Trialing by a run in the eighth, Lee Mazzilli turned a two-strike pitch into a single. The Mets then benefited from Red Sox pitcher Calvin Schiraldi fielding a Lenny Dykstra bunt, and going to second for a possible force of Mazzilli but making a throw shortstop Spike Owen couldn't handle. That put to men on, and Wally Backman moved them up a base with a sacrifice bunt.

After Keith Hernandez drew an intentional walk, Gary Carter lined to center, allowing Mazzilli to score the tying run ahead of Darryl Strawberry's inning-ending strikeout.

The Yankees not only lost the first two games of the 1996 World Series to the Atlanta Braves at Yankee Stadium, but they were outscored 16-1 in the process. The Yankees, however, seemed revived when the World Series resumed in Atlanta for Games 3-4-5. With a three-run eighth inning, they won Game 3, 5-2, and then rallied from a 6-0 deficit at the end of five innings in Game 5, putting together three-run rallies in the sixth and eighth innings, tying the game at 6-6, which led to extra innings. Now, however, for long. With two out in the 10th, Braves managed Bobby Cox ordered Bernie Williams intentionally walked to load the bases. Before the inning was over, however, Wade Boggs drew an unintentional walk to forced home one run and a Ryan Klesko error allowed the final run of what was an 8-6 Yankees victory to score.

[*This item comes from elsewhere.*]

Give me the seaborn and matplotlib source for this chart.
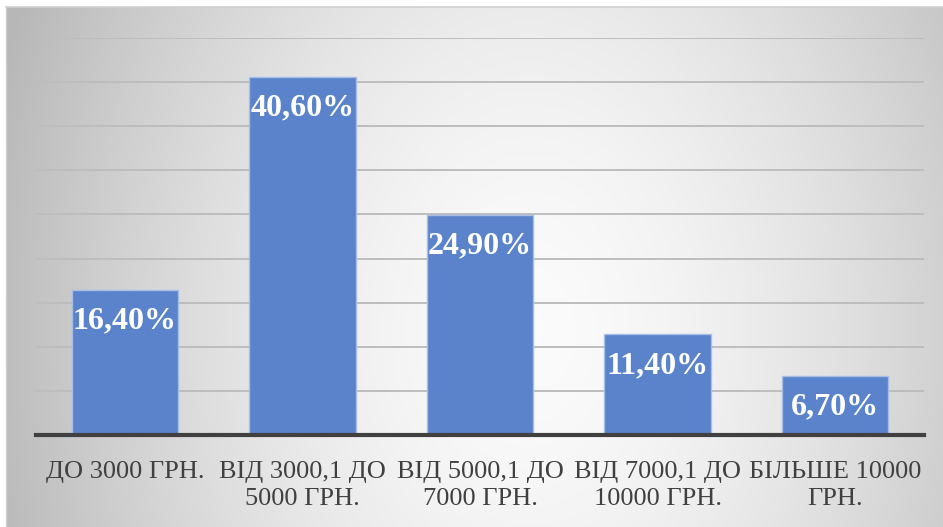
import numpy as np
import pandas as pd
import matplotlib
matplotlib.use("Agg")
import matplotlib.pyplot as plt
import seaborn as sns

# Data
categories = [
    "ДО 3000 ГРН.",
    "ВІД 3000,1 ДО\n5000 ГРН.",
    "ВІД 5000,1 ДО\n7000 ГРН.",
    "ВІД 7000,1 ДО\n10000 ГРН.",
    "БІЛЬШЕ 10000\nГРН.",
]
shares = [16.4, 40.6, 24.9, 11.4, 6.7]
share_labels = ["16,40%", "40,60%", "24,90%", "11,40%", "6,70%"]

sns.set_theme(style="white")
plt.rcParams['font.family'] = ['Liberation Serif', 'DejaVu Serif']

W, H = 943, 527
fig = plt.figure(figsize=(W / 100, H / 100), dpi=100)
fig.patch.set_facecolor("white")

# gradient panel behind the chart: light centre, grey towards the sides
px0, py0 = 6, 7
bg = fig.add_axes([px0 / W, 0, 1 - px0 / W, 1 - py0 / H])
gx = np.arange(px0, W)
gy = np.arange(py0, H)
xx, yy = np.meshgrid(gx, gy)
t = np.sqrt(((xx - 530) / 510) ** 2 + ((yy - 330) / 720) ** 2)
shade = np.clip(0.985 - 0.23 * t ** 1.6, 0.72, 1)
bg.imshow(np.dstack([shade] * 3), aspect="auto", extent=[0, 1, 0, 1], origin="upper")
bg.set_axis_off()
fig.add_artist(plt.Line2D([px0 / W, 1], [1 - py0 / H, 1 - py0 / H], color="#d0d0d0", lw=1.2))
fig.add_artist(plt.Line2D([px0 / W, px0 / W], [0, 1 - py0 / H], color="#d0d0d0", lw=1.0))

df = pd.DataFrame({"category": categories, "share": shares})

ax = fig.add_axes([36 / W, 92 / H, 888 / W, 397 / H])
ax.patch.set_alpha(0)
sns.barplot(data=df, x="category", y="share", color="#5A83CC", saturation=1,
            width=0.6, edgecolor="#a8bde4", linewidth=1.0, ax=ax, zorder=3)
ax.set_ylim(0, 45)
ax.set_yticks(np.arange(0, 46, 5))
ax.yaxis.grid(True, color="#bdbdbd", lw=1.4, zorder=0)
ax.set_axisbelow(True)
ax.tick_params(axis="y", left=False, labelleft=False)
ax.tick_params(axis="x", bottom=False, pad=13, labelsize=19, labelcolor="#404040")
for lab in ax.get_xticklabels():
    lab.set_linespacing(1.25)
for s in ["top", "right", "left"]:
    ax.spines[s].set_visible(False)
ax.spines["bottom"].set_color("#404040")
ax.spines["bottom"].set_linewidth(3)
ax.spines["bottom"].set_zorder(5)
ax.set_xlabel("")
ax.set_ylabel("")

for i, (v, lab) in enumerate(zip(shares, share_labels)):
    ax.annotate(lab, (i, v), xytext=(0, -31), textcoords="offset pixels",
                ha="center", va="center", color="white", fontsize=23,
                fontweight="bold", zorder=6)

fig.savefig("out.png", dpi=100)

Andy Pettitte was the man in control in Game five, allowing five hits in 8 1/3 innings of a 1-0 win, the only run scoring when Cecil Fielder doubled home Charlie Hayes in the fourth inning, and the Yankees headed back to Yankee Stadium, looking to avenge the losses in Games 1 and 2.

And they responded. They got to Braves pitcher Greg Maddux for three runs in the third inning, and Jimmy Key, with ninth-inning help from John Wetteland, who registered his fourth save in a row, made those three runs stand up, allowing the Yankees to become World Champions.